Cleomedes, is a Greek hero from Astypalaea. During the Olympic Games, He went mad when he was not declared the winner and killed his opponent, Iccus of Epidaurus. He returned to his homeland and toppled the pillar supporting the roof of a school, killing about sixty children. Similarly, Samson is blinded, captured and brings down the central pillars of the building, causing it to fall on the Philistines and himself. Samson seizes the gateposts of the city of Gaza and carries them on his shoulders up a mountain. In his final act, Samson thus sacrifices himself to destroy his enemies, similar to Greek heroes who often sacrifice themselves for the common good.
There are books in the Old Testament that should be considered essentially historical. But they are by no means objective descriptions of what actually happened. The Deuteronomistic history, the books from Deuteronomy to 2. Kings, is an interpretation of the disasters of 722 and 586 BCE, that made it possible to accept the loss of Israel without abandoning Yahweh. The loss of Israel was not to be taken as evidence that Yahweh was not the highest God or that he had abandoned his people. Israel's loss meant the opposite: Yahweh was a universal God who could even use other nations to judge his own people. These judgments were clear to all: Israel had been condemned, while Judah had taken a different path. Yahweh rewarded keeping the covenant law with Judah's political continuation.

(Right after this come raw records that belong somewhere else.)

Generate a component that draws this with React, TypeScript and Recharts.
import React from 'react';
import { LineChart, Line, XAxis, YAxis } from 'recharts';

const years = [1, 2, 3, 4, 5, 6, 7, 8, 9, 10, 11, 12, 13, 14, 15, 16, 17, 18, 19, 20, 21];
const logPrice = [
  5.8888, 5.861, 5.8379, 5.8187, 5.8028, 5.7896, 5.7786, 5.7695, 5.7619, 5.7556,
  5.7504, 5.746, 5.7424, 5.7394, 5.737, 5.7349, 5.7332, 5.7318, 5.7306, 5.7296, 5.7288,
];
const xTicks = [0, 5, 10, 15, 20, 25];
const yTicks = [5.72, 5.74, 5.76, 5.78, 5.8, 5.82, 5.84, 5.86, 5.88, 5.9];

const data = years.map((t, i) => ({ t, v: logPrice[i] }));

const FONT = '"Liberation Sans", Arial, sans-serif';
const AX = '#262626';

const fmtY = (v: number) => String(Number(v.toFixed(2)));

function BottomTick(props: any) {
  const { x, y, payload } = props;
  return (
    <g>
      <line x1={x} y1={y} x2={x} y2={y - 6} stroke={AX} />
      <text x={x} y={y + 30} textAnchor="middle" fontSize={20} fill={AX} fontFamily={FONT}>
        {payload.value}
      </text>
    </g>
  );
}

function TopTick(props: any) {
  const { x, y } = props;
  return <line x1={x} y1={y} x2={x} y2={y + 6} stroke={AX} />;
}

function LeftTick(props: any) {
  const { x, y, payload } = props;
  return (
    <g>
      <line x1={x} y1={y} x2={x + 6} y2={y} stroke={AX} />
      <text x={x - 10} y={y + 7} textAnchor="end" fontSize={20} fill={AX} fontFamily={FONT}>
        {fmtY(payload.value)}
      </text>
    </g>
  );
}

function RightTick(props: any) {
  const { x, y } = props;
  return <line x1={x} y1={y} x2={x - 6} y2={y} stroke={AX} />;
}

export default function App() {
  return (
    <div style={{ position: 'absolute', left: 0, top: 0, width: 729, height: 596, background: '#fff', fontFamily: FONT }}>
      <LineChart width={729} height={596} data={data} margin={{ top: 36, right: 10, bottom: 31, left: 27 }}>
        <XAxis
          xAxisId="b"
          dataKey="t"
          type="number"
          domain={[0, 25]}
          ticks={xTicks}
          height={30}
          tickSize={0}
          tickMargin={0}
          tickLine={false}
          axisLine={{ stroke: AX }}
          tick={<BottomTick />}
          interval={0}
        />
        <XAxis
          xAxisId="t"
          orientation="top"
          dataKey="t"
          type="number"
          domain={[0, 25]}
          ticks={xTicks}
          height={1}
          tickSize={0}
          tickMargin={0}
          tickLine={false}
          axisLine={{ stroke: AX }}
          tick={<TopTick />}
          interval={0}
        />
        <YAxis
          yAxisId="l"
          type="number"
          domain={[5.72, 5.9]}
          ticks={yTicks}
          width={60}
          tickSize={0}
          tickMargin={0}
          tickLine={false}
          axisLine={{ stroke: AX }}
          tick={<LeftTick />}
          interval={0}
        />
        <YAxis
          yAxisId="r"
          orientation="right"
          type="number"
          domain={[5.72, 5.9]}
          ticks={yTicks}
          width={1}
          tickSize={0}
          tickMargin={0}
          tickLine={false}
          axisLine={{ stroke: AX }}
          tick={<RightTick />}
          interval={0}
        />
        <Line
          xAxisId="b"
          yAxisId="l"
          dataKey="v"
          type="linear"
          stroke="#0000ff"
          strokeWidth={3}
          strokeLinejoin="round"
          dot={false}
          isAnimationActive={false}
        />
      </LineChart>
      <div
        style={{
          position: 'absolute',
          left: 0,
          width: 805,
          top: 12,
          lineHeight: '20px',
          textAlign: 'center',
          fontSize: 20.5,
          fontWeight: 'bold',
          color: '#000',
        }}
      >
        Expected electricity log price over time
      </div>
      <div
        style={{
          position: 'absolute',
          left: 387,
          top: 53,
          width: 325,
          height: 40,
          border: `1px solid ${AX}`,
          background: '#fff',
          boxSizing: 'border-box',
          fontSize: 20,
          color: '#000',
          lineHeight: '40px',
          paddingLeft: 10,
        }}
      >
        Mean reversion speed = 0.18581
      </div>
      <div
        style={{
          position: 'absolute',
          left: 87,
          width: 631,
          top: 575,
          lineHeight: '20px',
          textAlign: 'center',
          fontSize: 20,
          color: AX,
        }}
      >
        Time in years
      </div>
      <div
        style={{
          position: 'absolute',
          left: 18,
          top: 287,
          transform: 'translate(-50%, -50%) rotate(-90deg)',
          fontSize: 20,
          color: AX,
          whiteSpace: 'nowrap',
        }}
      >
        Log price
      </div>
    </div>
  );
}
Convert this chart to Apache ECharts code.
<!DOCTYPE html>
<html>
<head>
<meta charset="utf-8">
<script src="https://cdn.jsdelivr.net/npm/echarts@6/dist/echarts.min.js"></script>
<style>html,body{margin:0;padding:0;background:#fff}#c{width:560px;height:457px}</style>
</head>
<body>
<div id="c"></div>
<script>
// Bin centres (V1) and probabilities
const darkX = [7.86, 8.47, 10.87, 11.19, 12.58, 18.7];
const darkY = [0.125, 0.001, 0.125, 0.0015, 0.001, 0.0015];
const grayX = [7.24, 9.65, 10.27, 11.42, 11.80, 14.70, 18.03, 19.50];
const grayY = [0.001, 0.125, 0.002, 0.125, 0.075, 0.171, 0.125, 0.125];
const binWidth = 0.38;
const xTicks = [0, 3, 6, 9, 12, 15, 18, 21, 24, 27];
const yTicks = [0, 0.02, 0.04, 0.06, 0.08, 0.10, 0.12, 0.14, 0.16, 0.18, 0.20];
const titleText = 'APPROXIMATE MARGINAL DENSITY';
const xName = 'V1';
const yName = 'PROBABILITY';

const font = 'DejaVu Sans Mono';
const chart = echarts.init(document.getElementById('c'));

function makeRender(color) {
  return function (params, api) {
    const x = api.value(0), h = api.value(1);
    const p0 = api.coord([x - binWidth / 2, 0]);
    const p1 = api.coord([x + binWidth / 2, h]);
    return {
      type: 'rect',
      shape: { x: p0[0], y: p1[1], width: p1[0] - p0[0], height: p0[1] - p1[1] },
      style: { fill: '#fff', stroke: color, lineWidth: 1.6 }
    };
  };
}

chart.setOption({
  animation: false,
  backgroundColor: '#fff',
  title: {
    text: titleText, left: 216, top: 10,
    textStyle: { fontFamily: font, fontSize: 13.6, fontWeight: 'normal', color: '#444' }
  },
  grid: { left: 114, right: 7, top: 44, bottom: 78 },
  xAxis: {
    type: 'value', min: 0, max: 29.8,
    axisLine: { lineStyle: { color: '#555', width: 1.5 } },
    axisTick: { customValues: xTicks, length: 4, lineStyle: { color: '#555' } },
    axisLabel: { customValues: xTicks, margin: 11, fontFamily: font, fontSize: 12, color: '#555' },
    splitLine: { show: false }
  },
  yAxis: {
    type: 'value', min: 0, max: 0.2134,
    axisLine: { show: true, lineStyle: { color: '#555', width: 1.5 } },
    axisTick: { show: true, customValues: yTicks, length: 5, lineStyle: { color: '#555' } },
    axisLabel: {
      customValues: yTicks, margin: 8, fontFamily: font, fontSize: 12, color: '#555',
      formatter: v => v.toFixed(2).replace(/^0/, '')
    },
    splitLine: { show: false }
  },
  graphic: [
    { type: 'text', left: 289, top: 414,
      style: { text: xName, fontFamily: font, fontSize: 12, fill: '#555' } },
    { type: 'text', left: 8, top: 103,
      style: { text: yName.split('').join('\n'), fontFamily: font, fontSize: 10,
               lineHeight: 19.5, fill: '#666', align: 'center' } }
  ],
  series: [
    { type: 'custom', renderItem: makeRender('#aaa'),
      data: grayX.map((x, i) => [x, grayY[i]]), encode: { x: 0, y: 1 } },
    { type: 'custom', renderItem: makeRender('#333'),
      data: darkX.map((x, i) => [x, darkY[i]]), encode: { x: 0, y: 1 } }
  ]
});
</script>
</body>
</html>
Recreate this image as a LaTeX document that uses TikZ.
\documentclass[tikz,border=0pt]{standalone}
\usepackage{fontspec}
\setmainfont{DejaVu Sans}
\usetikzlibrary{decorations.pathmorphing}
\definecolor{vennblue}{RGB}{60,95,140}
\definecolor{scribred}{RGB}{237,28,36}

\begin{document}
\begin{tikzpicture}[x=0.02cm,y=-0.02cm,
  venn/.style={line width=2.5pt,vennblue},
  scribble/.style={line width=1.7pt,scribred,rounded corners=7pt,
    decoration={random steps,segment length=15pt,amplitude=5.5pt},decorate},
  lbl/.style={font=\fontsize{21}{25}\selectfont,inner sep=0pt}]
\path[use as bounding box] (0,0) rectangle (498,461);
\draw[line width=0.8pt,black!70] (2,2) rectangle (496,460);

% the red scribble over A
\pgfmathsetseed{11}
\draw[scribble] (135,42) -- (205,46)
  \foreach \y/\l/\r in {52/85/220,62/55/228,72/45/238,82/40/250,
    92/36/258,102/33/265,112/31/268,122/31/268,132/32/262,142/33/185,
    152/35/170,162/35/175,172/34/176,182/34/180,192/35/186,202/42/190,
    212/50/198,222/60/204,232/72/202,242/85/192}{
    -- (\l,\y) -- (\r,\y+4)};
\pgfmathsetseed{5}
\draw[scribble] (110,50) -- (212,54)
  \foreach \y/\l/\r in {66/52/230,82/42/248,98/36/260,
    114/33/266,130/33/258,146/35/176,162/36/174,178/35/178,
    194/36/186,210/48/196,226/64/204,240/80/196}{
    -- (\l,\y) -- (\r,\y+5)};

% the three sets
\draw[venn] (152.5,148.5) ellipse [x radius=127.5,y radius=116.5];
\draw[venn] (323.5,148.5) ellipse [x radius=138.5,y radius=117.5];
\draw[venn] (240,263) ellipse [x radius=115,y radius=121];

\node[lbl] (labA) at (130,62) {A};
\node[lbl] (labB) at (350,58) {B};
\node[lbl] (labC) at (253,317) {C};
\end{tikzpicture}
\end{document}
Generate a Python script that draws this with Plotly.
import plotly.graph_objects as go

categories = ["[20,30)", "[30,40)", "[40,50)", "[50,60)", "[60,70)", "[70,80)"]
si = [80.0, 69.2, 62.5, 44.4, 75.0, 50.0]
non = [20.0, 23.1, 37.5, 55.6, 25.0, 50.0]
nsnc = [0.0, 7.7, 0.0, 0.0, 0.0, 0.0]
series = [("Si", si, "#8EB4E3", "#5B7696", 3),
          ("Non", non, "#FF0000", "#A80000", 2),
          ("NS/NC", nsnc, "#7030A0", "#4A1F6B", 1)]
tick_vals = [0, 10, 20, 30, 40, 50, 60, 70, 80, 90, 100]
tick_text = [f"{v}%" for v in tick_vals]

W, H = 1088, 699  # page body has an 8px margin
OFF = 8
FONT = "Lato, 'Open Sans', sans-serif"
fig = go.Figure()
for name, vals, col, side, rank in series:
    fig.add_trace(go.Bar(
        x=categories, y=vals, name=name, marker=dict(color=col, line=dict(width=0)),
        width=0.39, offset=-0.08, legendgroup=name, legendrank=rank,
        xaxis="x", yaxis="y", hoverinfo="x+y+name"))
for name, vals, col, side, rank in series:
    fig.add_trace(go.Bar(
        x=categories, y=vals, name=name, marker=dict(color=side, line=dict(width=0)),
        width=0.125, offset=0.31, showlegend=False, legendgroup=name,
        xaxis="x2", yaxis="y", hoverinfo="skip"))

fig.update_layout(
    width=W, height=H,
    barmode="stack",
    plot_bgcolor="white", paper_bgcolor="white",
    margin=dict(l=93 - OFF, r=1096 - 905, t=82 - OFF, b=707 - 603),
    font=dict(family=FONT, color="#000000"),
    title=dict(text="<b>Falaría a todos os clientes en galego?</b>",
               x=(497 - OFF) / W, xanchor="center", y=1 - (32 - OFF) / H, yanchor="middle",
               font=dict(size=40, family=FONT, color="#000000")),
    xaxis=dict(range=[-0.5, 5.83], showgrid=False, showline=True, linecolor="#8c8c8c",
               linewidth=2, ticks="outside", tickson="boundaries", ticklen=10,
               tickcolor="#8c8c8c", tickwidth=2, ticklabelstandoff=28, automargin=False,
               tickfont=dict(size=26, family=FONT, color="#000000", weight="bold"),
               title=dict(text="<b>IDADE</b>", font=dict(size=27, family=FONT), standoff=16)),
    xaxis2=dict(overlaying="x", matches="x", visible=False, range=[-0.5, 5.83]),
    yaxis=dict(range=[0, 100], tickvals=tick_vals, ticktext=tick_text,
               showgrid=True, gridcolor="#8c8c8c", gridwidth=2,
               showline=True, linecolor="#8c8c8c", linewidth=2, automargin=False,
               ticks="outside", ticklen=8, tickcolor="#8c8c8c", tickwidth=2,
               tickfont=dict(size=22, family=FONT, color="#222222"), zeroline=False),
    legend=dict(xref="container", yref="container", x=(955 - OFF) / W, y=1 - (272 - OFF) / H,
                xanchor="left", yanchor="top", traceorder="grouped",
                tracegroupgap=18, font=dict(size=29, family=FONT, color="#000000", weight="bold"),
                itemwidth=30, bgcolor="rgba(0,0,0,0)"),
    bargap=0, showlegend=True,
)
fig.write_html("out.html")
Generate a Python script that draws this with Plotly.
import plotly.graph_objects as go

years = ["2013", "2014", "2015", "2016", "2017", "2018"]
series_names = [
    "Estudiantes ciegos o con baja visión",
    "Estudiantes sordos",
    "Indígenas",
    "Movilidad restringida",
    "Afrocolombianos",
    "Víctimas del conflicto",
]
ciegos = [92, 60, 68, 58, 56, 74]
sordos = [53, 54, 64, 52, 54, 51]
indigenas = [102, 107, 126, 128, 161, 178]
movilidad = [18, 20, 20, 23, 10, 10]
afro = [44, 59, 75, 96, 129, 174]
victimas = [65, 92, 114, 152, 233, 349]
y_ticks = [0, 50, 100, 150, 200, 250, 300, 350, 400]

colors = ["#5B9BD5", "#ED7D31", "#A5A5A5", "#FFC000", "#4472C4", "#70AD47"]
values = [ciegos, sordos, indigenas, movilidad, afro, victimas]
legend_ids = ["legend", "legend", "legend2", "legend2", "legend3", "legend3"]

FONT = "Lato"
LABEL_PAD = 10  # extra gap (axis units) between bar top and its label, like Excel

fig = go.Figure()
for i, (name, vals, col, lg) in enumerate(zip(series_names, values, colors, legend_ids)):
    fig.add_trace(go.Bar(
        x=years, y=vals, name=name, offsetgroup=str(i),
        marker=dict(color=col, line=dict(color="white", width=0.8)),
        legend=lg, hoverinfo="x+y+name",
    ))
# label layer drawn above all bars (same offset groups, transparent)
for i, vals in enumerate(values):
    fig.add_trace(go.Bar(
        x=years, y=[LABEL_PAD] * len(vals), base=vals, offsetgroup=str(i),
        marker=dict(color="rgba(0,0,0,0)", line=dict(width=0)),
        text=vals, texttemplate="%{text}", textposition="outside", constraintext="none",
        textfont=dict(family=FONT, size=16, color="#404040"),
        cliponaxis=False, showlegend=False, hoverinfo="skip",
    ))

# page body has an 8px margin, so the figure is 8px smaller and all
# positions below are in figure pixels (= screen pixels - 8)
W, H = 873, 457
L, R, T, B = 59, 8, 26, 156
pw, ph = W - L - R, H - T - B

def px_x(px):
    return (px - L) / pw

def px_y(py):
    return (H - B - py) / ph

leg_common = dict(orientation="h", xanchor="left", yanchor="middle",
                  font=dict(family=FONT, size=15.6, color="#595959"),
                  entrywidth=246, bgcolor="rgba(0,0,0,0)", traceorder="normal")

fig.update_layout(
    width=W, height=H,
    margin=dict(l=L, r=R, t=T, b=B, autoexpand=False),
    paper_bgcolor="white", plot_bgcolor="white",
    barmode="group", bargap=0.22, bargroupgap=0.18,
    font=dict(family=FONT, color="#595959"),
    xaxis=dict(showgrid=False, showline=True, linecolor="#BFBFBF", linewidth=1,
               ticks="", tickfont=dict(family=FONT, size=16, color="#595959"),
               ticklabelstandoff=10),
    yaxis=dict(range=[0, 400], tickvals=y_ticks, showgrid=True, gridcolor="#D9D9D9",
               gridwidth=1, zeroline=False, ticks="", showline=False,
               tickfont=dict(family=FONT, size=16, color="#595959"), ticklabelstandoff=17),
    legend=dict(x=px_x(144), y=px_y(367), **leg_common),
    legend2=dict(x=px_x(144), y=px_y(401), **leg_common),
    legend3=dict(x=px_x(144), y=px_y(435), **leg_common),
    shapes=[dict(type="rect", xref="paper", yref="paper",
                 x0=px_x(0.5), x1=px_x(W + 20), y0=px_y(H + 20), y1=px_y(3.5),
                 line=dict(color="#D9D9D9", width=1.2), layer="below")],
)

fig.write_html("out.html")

Yes, there is a historical core in the Old Testament. All stories in it are not pure fiction. However, it is a known fact among scholars that these stories are blended with fiction. The Old Testament includes myth, saga, legends, ethiologies, history, annals, reports, anecdotes, and novella. (Watson E. Mills, Roger Aubrey Bullard - Mercer dictionary of the Bible – Genre in the Old Testament, page 323).
Professor George Coats names the principal narrative genres in the Old Testament as saga, tale, novella, legend, history, report, fable, etiology and myth. (Genesis, 1983, 5-10).
"There's been a great deal of work done on the Bible and its relationship to comparative folklore and mythology. The general underlying assumption is that there's nothing in the Bible that can't be found in some form - or to which some analogy cannot be found - in some mythology or folklore elsewhere. " (Northrop Frye and Jay Macpherson: Biblical and Classical Myths – The Mythological Framework of Western Culture, University of Toronto Press, 2004, page 42)
So to answer the question at the beginning of the page: enough to convince a believer that the book is valid historically. And not nearly enough to convince anyone else. For anyone else, archaeological evidence never gets off the ground (pun intended). How do we know that the God depicted in these stories existed anywhere else but inside the minds of human beings?
There is no reason to assume so. The Abrahamic God has given no evidence of himself that could withstand critical scrutiny; no advanced medical, scientific or cultural knowledge or knowledge of future events. Only unverifiable stories of miracles.